In an interview with The Politic, Colorado’s First Gentleman, Marlon Reis, the first openly gay spouse to hold a gubernatorial First Gentleman role, described a similar form of policy entrepreneurship. Although Reis felt tokenized as a “symbol of progress,” he leveraged his heightened scrutiny to architect political reform, especially for LGBTQ+ rights. Notably, he used his public standing to raise the state capitol’s first Pride flag in 2019. Within Governor Jared Polis’s “Colorado for All” agenda, Reis also prioritized protections for not just humans but animals, which he believes “emboldened” legislators to pursue stronger safeguards. “This year, a record number of animal protection bills have been introduced,” he emphasized.

On the Politics of the Purse

The soft power of Reis and other political spouses underscores broader paradoxes within the unofficial office. They are expected to be autonomous professionals yet ethically-restrained actors, private breadwinners yet public emissaries, and public fixtures yet powerless spectators.
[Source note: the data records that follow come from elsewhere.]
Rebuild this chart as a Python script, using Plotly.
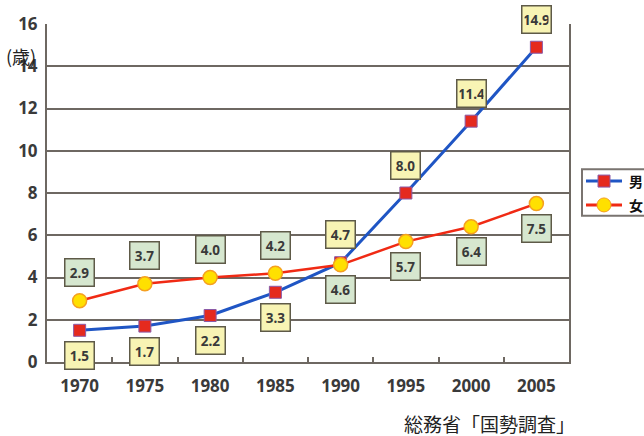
import plotly.graph_objects as go

years = ["1970", "1975", "1980", "1985", "1990", "1995", "2000", "2005"]
male = [1.5, 1.7, 2.2, 3.3, 4.7, 8.0, 11.4, 14.9]
female = [2.9, 3.7, 4.0, 4.2, 4.6, 5.7, 6.4, 7.5]
male_label_side = [-1, -1, -1, -1, 1, 1, 1, 1]
female_label_side = [1, 1, 1, 1, -1, -1, -1, -1]
y_ticks = [0, 2, 4, 6, 8, 10, 12, 14, 16]

FONT = "Noto Sans"
CJK = "Noto Sans CJK JP"
GRID = "#6e6862"
MALE_LINE = "#1f55c4"
FEMALE_LINE = "#f02a14"
MALE_MK = "#e52a1e"
FEMALE_MK = "#ffe000"

# plot area in pixels
L, R, T, B = 47, 569, 22, 362
PW, PH = R - L, B - T


def px(xp):
    return (xp - L) / PW


def py(yp):
    return (B - yp) / PH


fig = go.Figure()
fig.add_trace(go.Scatter(
    x=years, y=male, name="男", mode="lines+markers", showlegend=False,
    line=dict(color=MALE_LINE, width=3),
    marker=dict(symbol="square", size=12, color=MALE_MK,
                line=dict(color="#8a5aa8", width=1)),
))
fig.add_trace(go.Scatter(
    x=years, y=female, name="女", mode="lines+markers", showlegend=False,
    line=dict(color=FEMALE_LINE, width=2.5),
    marker=dict(symbol="circle", size=14, color=FEMALE_MK,
                line=dict(color="#f5a020", width=1.5)),
))

anns = []


def label(i, v, s, bg):
    return dict(x=i, y=v, xref="x", yref="y", text=f"<b>{v:.1f}</b>", showarrow=False,
                yshift=(28 if s > 0 else -25), bgcolor=bg, bordercolor="#5e5a48",
                borderwidth=1.5, borderpad=2, width=24, height=22,
                font=dict(family=FONT, size=13.5, color="#3a3a3a"))


for i, (v, s) in enumerate(zip(male, male_label_side)):
    anns.append(label(i, v, s, "#f8f4b4"))
for i, (v, s) in enumerate(zip(female, female_label_side)):
    anns.append(label(i, v, s, "#d6e7cf"))

anns.append(dict(x=px(21), y=py(54), xref="paper", yref="paper", text="(歳)",
                 showarrow=False, xanchor="center", yanchor="middle",
                 font=dict(family=CJK, size=18, color="#222222")))
anns.append(dict(x=px(577), y=py(424), xref="paper", yref="paper",
                 text="総務省「国勢調査」", showarrow=False, xanchor="right",
                 yanchor="middle", font=dict(family=CJK, size=19, color="#222222")))

# manual legend (box partly cut off at the right edge, as in the reference)
shapes = [dict(type="rect", xref="paper", yref="paper", x0=px(582), x1=px(660),
               y0=py(215), y1=py(168), line=dict(color="#7a7470", width=2),
               fillcolor="white", layer="above")]
legend_items = [("男", py(180), MALE_LINE, "square", MALE_MK, "#8a5aa8"),
                ("女", py(204), FEMALE_LINE, "circle", FEMALE_MK, "#f5a020")]
for name, yy, lc, sym, mc, mlc in legend_items:
    shapes.append(dict(type="line", xref="paper", yref="paper", x0=px(586), x1=px(622),
                       y0=yy, y1=yy, line=dict(color=lc, width=3), layer="above"))
    shp = dict(type=("rect" if sym == "square" else "circle"), xref="paper", yref="paper",
               xsizemode="pixel", ysizemode="pixel", xanchor=px(604), yanchor=yy,
               fillcolor=mc, line=dict(color=mlc, width=1), layer="above")
    if sym == "square":
        shp.update(x0=-6, x1=6, y0=-6, y1=6)
    else:
        shp.update(x0=-7, x1=7, y0=-7, y1=7)
    shapes.append(shp)
    anns.append(dict(x=px(627), y=yy, xref="paper", yref="paper", text=f"<b>{name}</b>",
                     showarrow=False, xanchor="left", yanchor="middle",
                     font=dict(family=CJK, size=14, color="#111111")))

fig.update_layout(annotations=anns, shapes=shapes)

fig.update_xaxes(
    type="category", range=[-0.5, 7.5], showgrid=False,
    showline=True, linecolor=GRID, linewidth=2,
    ticks="inside", tickson="boundaries", ticklen=5, tickcolor=GRID, tickwidth=2,
    tickfont=dict(family=FONT, size=17, color="#3a3a3a", weight="bold"),
    ticklabelstandoff=8,
)
fig.update_yaxes(
    range=[0, 16], tickvals=y_ticks, showgrid=True, gridcolor=GRID, gridwidth=1.5,
    showline=True, linecolor=GRID, linewidth=2, mirror=True, zeroline=False,
    ticks="", tickfont=dict(family=FONT, size=17, color="#3a3a3a", weight="bold"),
    ticklabelstandoff=4,
)

fig.update_layout(
    width=644, height=436,
    margin=dict(l=L, r=644 - R, t=T, b=436 - B),
    paper_bgcolor="white", plot_bgcolor="white",
    showlegend=False,
)

fig.write_html("out.html")
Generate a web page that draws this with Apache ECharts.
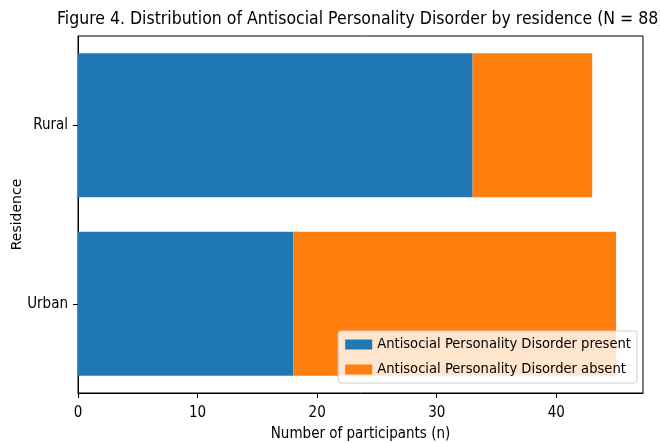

Living within these contradictions pushes spouses to the periphery of political life, where a breakneck pace and elevated stakes rarely leave space for conventional romantic partnership. And yet what consistently sustains these relationships is not refuge from public life but a shared dependence on—and even attraction to—the churn of contemporary politics. For Betty Lieu, her partnership arose less out of conventional courtship than civic ambition: “I met [Representative Lieu] at a bar, not a drinking bar, a bar association.”Ultimately, while the spousal role is conferred by love, romance often yields to political utility. As private partnerships bend toward public purpose, even small or intimate gestures become strategic choices in service of a shared civic mission. Love becomes less a vessel for political spousalship than a soft accessory to it. Doug Emhoff put it plainly: “There were times where I’d say, ‘I’m never holding your purse.’… I’ll be there if I’m adding value.”